According to dad, that would demand an absurd amount of responsibility from us, which was just what we were lacking. “Since you’ll be living close to Grandma, your mother and I won’t have to worry too much about you living far from us”.
I refused to accept it at first. Sure, it was about time we moved out at some point (we were 17) but that was unexpected, not to mention I’d have my precious pride badly hurt from having to do something against my will. I didn’t make my own income, so whenever I defied the idea, the “my money, my rules” talk would spring up. It was a losing game at that point.
I recall giving my father silent treatment for days, something I was never good at. It dawned on me that I would leave lifelong friendships that heaven knows if I’d keep after that. I would have to start another life somewhere else, which I did not feel like doing, at all.
I could have dwelled in sorrow, but I did something right, at last: I chose to follow the flow of things and see where it would take me.

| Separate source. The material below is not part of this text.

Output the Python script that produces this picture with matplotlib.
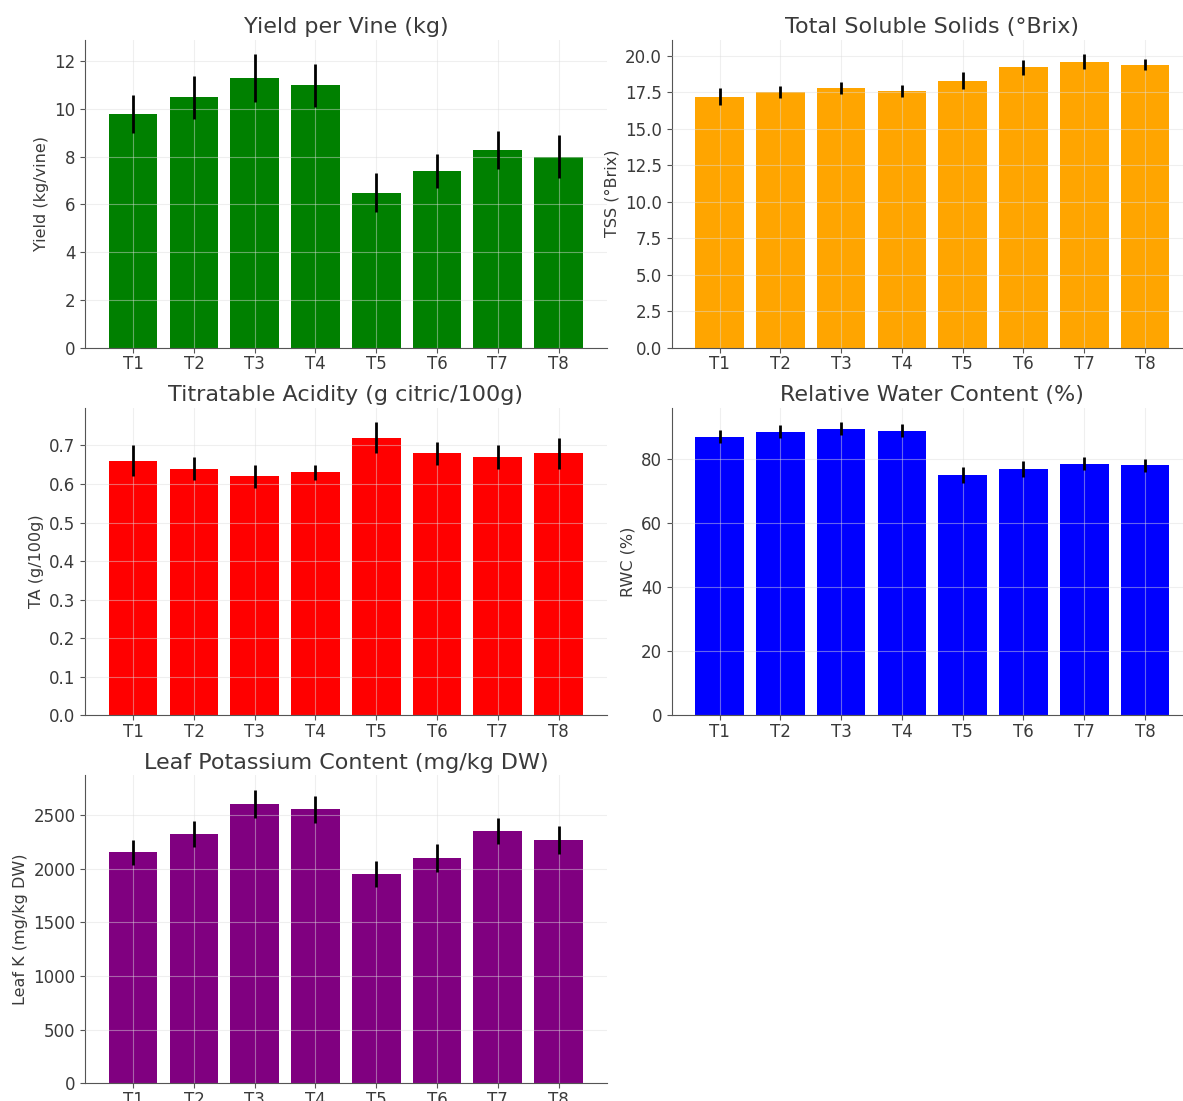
import matplotlib
matplotlib.use('Agg')
import matplotlib.pyplot as plt
import numpy as np

# treatments and measured means with their standard deviations
treatments = ['T1', 'T2', 'T3', 'T4', 'T5', 'T6', 'T7', 'T8']

yield_kg = [9.8, 10.5, 11.3, 11.0, 6.5, 7.4, 8.3, 8.0]
yield_sd = [0.8, 0.9, 1.0, 0.9, 0.8, 0.7, 0.8, 0.9]

tss = [17.2, 17.5, 17.8, 17.6, 18.3, 19.2, 19.6, 19.4]
tss_sd = [0.6, 0.4, 0.4, 0.4, 0.6, 0.5, 0.5, 0.4]

ta = [0.66, 0.64, 0.62, 0.63, 0.72, 0.68, 0.67, 0.68]
ta_sd = [0.04, 0.03, 0.03, 0.02, 0.04, 0.03, 0.03, 0.04]

rwc = [87.0, 88.5, 89.5, 88.8, 75.0, 77.0, 78.5, 78.0]
rwc_sd = [2.0, 2.0, 2.0, 2.0, 2.5, 2.5, 2.0, 2.0]

leaf_k = [2150, 2320, 2600, 2550, 1950, 2100, 2350, 2270]
leaf_k_sd = [120, 120, 130, 130, 120, 130, 120, 130]

plt.rcParams.update({
    'axes.spines.top': False,
    'axes.spines.right': False,
    'axes.edgecolor': '#555555',
    'axes.titlecolor': '#3a3a3a',
    'axes.labelcolor': '#3a3a3a',
    'xtick.color': '#555555',
    'ytick.color': '#555555',
    'xtick.labelcolor': '#3a3a3a',
    'ytick.labelcolor': '#3a3a3a',
})

panels = [
    (yield_kg, yield_sd, 'green', 'Yield per Vine (kg)', 'Yield (kg/vine)'),
    (tss, tss_sd, 'orange', 'Total Soluble Solids (°Brix)', 'TSS (°Brix)'),
    (ta, ta_sd, 'red', 'Titratable Acidity (g citric/100g)', 'TA (g/100g)'),
    (rwc, rwc_sd, 'blue', 'Relative Water Content (%)', 'RWC (%)'),
    (leaf_k, leaf_k_sd, 'purple', 'Leaf Potassium Content (mg/kg DW)', 'Leaf K (mg/kg DW)'),
]

fig, axes = plt.subplots(3, 2, figsize=(11.83, 11.01), dpi=100)
# right column runs a little past the canvas edge
fig.subplots_adjust(left=0.072, right=1193 / 1183, top=0.964, bottom=0.016,
                    wspace=0.125, hspace=0.195)
axes = axes.flatten()

x = np.arange(len(treatments))
for ax, (vals, sd, col, title, ylab) in zip(axes, panels):
    ax.bar(x, vals, yerr=sd, color=col, width=0.8,
           error_kw=dict(ecolor='black', elinewidth=2, capsize=0, zorder=3))
    ax.set_xticks(x)
    ax.set_xticklabels(treatments, fontsize=12)
    ax.tick_params(axis='y', labelsize=12)
    ax.tick_params(axis='x', pad=2)
    ax.set_title(title, fontsize=16, pad=5)
    ax.set_ylabel(ylab, fontsize=11.5)
    ax.grid(True, color='#dddddd', alpha=0.45, linewidth=0.8)
    ax.set_axisbelow(False)

fig.delaxes(axes[5])

plt.savefig('out.png', dpi=100)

It was a nice little apartment we were living in. It was pretty small, but we didn’t need any more than that. We had everything we needed in order to live decently and comfortably. We were in luck to be settled somewhere near a bakery, a supermarket, the gym…we never had to walk much to get to the essential places. Plus, our grandmother would visit every other day and help us out with anything we weren’t used to yet, such as cooking.
Still, I was hollow. I spent most of my time sulking in my room while my siblings were out exploring and making the most out of the initial experience. During prep school, my sister made friends with everyone in the blink of an eye. Truth is, I could have done the same just as well, but I was blocking people. I was purposefully shutting myself out of communication with anyone. I couldn’t wait to get home at the end of the day.

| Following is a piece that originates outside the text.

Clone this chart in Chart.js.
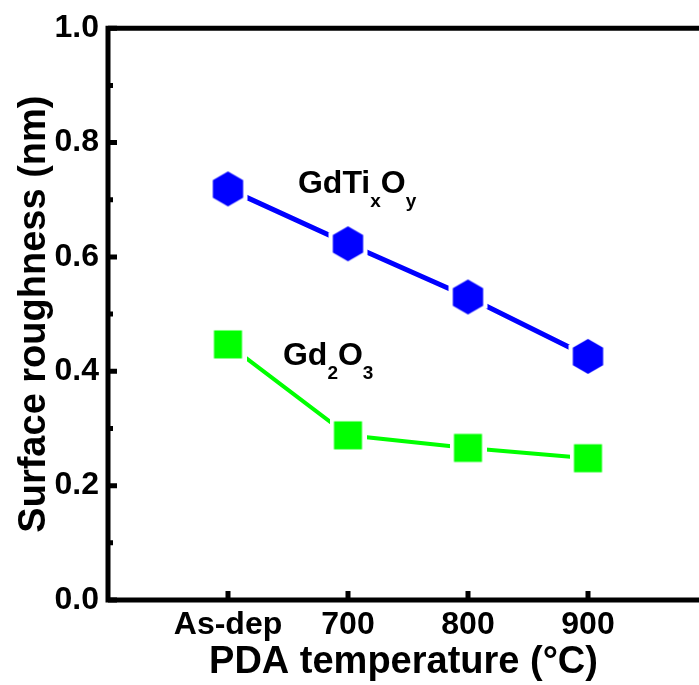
<!DOCTYPE html>
<html>
<head>
<meta charset="utf-8">
<script src="https://cdn.jsdelivr.net/npm/chart.js@4"></script>
<style>
  html, body { margin: 0; padding: 0; background: #fff; overflow: hidden; }
  #wrap { width: 699px; height: 685px; }
</style>
</head>
<body>
<div id="wrap"><canvas id="chart" width="699" height="685"></canvas></div>
<script>
// data
const categories = ['As-dep', '700', '800', '900']
const gdtiValues = [0.719, 0.623, 0.530, 0.426]
const gd2o3Values = [0.447, 0.288, 0.266, 0.248]
const yTicks = [0, 0.2, 0.4, 0.6, 0.8, 1.0]
const yMinorTicks = [0.1, 0.3, 0.5, 0.7, 0.9]

// series names drawn in the plot, [text, isSubscript]
const gdtiName = [['GdTi', 0], ['x', 1], ['O', 0], ['y', 1]]
const gd2o3Name = [['Gd', 0], ['2', 1], ['O', 0], ['3', 1]]

const FONT = "'Liberation Sans', Arial, sans-serif"
const BLUE = '#0000ff'
const GREEN = '#00ff00'

// hexagon marker with a white halo so the line stops short of it
const makeHexagon = (r, halo, color) => {
  const size = Math.ceil(2 * (r + halo)) + 2
  const c = document.createElement('canvas')
  c.width = size
  c.height = size
  const ctx = c.getContext('2d')
  const draw = (rad, fill) => {
    ctx.beginPath()
    for (let i = 0; i < 6; i++) {
      const a = -Math.PI / 2 + i * Math.PI / 3
      const px = size / 2 + rad * Math.cos(a)
      const py = size / 2 + rad * Math.sin(a)
      if (i === 0) ctx.moveTo(px, py)
      else ctx.lineTo(px, py)
    }
    ctx.closePath()
    ctx.fillStyle = fill
    ctx.fill()
  }
  draw(r + halo, '#ffffff')
  draw(r, color)
  return c
}

const makeSquare = (side, halo, color) => {
  const size = Math.ceil(side + 2 * halo)
  const c = document.createElement('canvas')
  c.width = size
  c.height = size
  const ctx = c.getContext('2d')
  ctx.fillStyle = '#ffffff'
  ctx.fillRect(0, 0, size, size)
  ctx.fillStyle = color
  ctx.fillRect((size - side) / 2, (size - side) / 2, side, side)
  return c
}

// frame (open on the right, the plot is cut there) + inward ticks
const framePlugin = {
  id: 'frame',
  beforeDatasetsDraw(chart) {
    const { ctx, chartArea: a, scales } = chart
    ctx.save()
    ctx.strokeStyle = '#000'
    ctx.lineWidth = 5
    ctx.lineCap = 'square'
    ctx.beginPath()
    ctx.moveTo(chart.width + 5, a.top)
    ctx.lineTo(a.left, a.top)
    ctx.lineTo(a.left, a.bottom)
    ctx.lineTo(chart.width + 5, a.bottom)
    ctx.stroke()
    ctx.lineCap = 'butt'
    ctx.beginPath()
    categories.forEach((c, i) => {
      const x = scales.x.getPixelForValue(i)
      ctx.moveTo(x, a.bottom)
      ctx.lineTo(x, a.bottom - 9)
    })
    yTicks.forEach(v => {
      const y = scales.y.getPixelForValue(v)
      ctx.moveTo(a.left, y)
      ctx.lineTo(a.left + 9, y)
    })
    yMinorTicks.forEach(v => {
      const y = scales.y.getPixelForValue(v)
      ctx.moveTo(a.left, y)
      ctx.lineTo(a.left + 5, y)
    })
    ctx.stroke()
    ctx.restore()
  },
  afterDatasetsDraw(chart) {
    const { ctx, scales } = chart
    const drawName = (parts, xv, yv) => {
      let x = scales.x.getPixelForValue(xv)
      const y = scales.y.getPixelForValue(yv)
      ctx.save()
      ctx.fillStyle = '#000'
      ctx.textBaseline = 'alphabetic'
      ctx.textAlign = 'left'
      parts.forEach(([t, sub]) => {
        ctx.font = sub ? `bold 19px ${FONT}` : `bold 32px ${FONT}`
        ctx.fillText(t, x, sub ? y + 14 : y)
        x += ctx.measureText(t).width
      })
      ctx.restore()
    }
    drawName(gdtiName, 0.583, 0.7115)
    drawName(gd2o3Name, 0.458, 0.411)
  }
}

const toPoints = values => values.map((v, i) => ({ x: i, y: v }))

new Chart(document.getElementById('chart'), {
  type: 'line',
  data: {
    datasets: [
      {
        label: 'GdTixOy',
        data: toPoints(gdtiValues),
        borderColor: BLUE,
        backgroundColor: BLUE,
        borderWidth: 5,
        pointStyle: makeHexagon(17.5, 5, BLUE),
        pointRadius: 15,
        tension: 0
      },
      {
        label: 'Gd2O3',
        data: toPoints(gd2o3Values),
        borderColor: GREEN,
        backgroundColor: GREEN,
        borderWidth: 4,
        pointStyle: makeSquare(28, 4.5, GREEN),
        pointRadius: 15,
        tension: 0
      }
    ]
  },
  options: {
    responsive: false,
    animation: false,
    devicePixelRatio: 1,
    layout: { autoPadding: false, padding: { top: 28, left: 0, right: 0, bottom: 0 } },
    plugins: {
      legend: { display: false },
      tooltip: { enabled: false }
    },
    scales: {
      x: {
        type: 'linear',
        min: -1,
        max: 3.925,
        afterBuildTicks: s => { s.ticks = categories.map((c, i) => ({ value: i })) },
        afterFit: s => {
          s.height = 85
          s.paddingLeft = 0
          s.paddingRight = 0
        },
        ticks: {
          callback: v => categories[v],
          font: { family: FONT, size: 32, weight: 'bold' },
          color: '#000',
          padding: 6,
          autoSkip: false,
          maxRotation: 0
        },
        grid: { display: false, drawTicks: false },
        border: { display: false },
        title: {
          display: true,
          text: 'PDA temperature (°C)',
          font: { family: FONT, size: 38, weight: 'bold' },
          color: '#000',
          padding: { top: 0, bottom: 0 }
        }
      },
      y: {
        min: 0,
        max: 1,
        afterBuildTicks: s => { s.ticks = yTicks.map(v => ({ value: v })) },
        afterFit: s => { s.width = 108 },
        ticks: {
          callback: v => v.toFixed(1),
          font: { family: FONT, size: 32, weight: 'bold' },
          color: '#000',
          padding: 9
        },
        grid: { display: false, drawTicks: false },
        border: { display: false },
        title: {
          display: true,
          text: 'Surface roughness (nm)',
          font: { family: FONT, size: 38, weight: 'bold' },
          color: '#000',
          padding: { top: 12, bottom: 0 }
        }
      }
    }
  },
  plugins: [framePlugin]
})
</script>
</body>
</html>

I knew I had to fill myself up, somehow. Otherwise, I would repeat depressive cycles I sure as hell didn’t want to endure again. That meant descending into childish worries and groundless fears, which could only be swept away by…
Writing! Why hadn’t I thought of that before? That has been my escape valve for years, why on earth have I stopped doing it? I used to have diaries from my childhood to my teen years, and I had so much fun letting my thoughts bask on paper. For some reason this practice faded through time, but at that moment I knew it was time to start again.
I had countless notebooks and pens idling around for school. I immediately grabbed them and didn’t think twice before writing away the pain.
I wrote consistently every single day. I didn’t mind skipping school for that, for I finally felt like I was doing something right. I wrote pretty much anyything: diaries, stories, poetry…I even decided to test the waters on screenwriting, which was something I’ve always wanted to try but was too scared to. I studied everyday, grew fascinated by it, and ended up dedicating a whole year to writing my first screenplay ever.
I was in paradise. School became a second priority for me, all I wanted to do was write.
THE BREAKUP (EYE-OPENER)
One night, I was dozing off when my brother burst into my room, balling his eyes out like I’d never seen before.
The girl my brother was seeing had cheated on him. He had never suffered a heartbreak before and had no clue how to deal with it. Neither did I, to be honest.
He told me he hadn’t been able to study, he was ditching classes and felt like nothing made sense to him anymore. “I feel empty”, he said as he sobbed. I was just as lost as he was, but I had to do something so he would at least stop crying.
Therefore, after the whole “she doesn’t deserve you” conversation, I started to hit him with facts.
“Look around you”, I said to him. “We’re not home, but we have everything here. You’re studying to get into college, something you’ve always wanted to do. You have all the books, good teachers and great potential to achieve anything you want. You’re going to regret taking it for granted”.
After a while of contemplation, he hugged me for a good 5 minutes, thanked me and left.
Had I just…told him everything I needed to hear since the beginning?
I had somewhere to live. I was going to school, I had money for all my needs and my parents made sure we never lacked any comfort, even at a state’s distance. Besides, I got to visit my grandmother every weekend when I only usually visited her twice a year.
What else did I require? Nothing. Nothing at all.
I spent the remainder of that year falling in love with each and every day, each and every word I wrote.
I did make friends, yes, and we’re stil in touch.
In researching majors, I decided I would pursue a career in languages. Would I end up teaching? Maybe. Would I write a lot? Definitely! And that’s all that mattered to me.
As it turned out, I returned to my hometown, to my parents’ house – though I plan to leave soon, after all, I’m 20 for Christ sakes! I study Brazilian Portuguese and English in college, eventually playing hookie to write in the library. I might teach English for a living, but I won’t give up writing for anything in this world.
Not long after I came back, so did my brother and sister. My brother’s now a proud Med student and my sister studies Journalism, she even got herself a job! Needless to say, we’re all satisfied with our accomplishments. There’s even more to come!
I wouldn’t have imagined having to go through so much frustration to be able to see what the future had in store. The only thing I was short of was wisdom to realize that. Whenever I feel gloomy, my brother reminds me of that time and it sure does cheer me up.
What a complex and contradictory journey life is! Had I not put up with all that, I would not be writing this right now. I could be living in different circumstances, but thankfully something bigger than me knows best, am I right?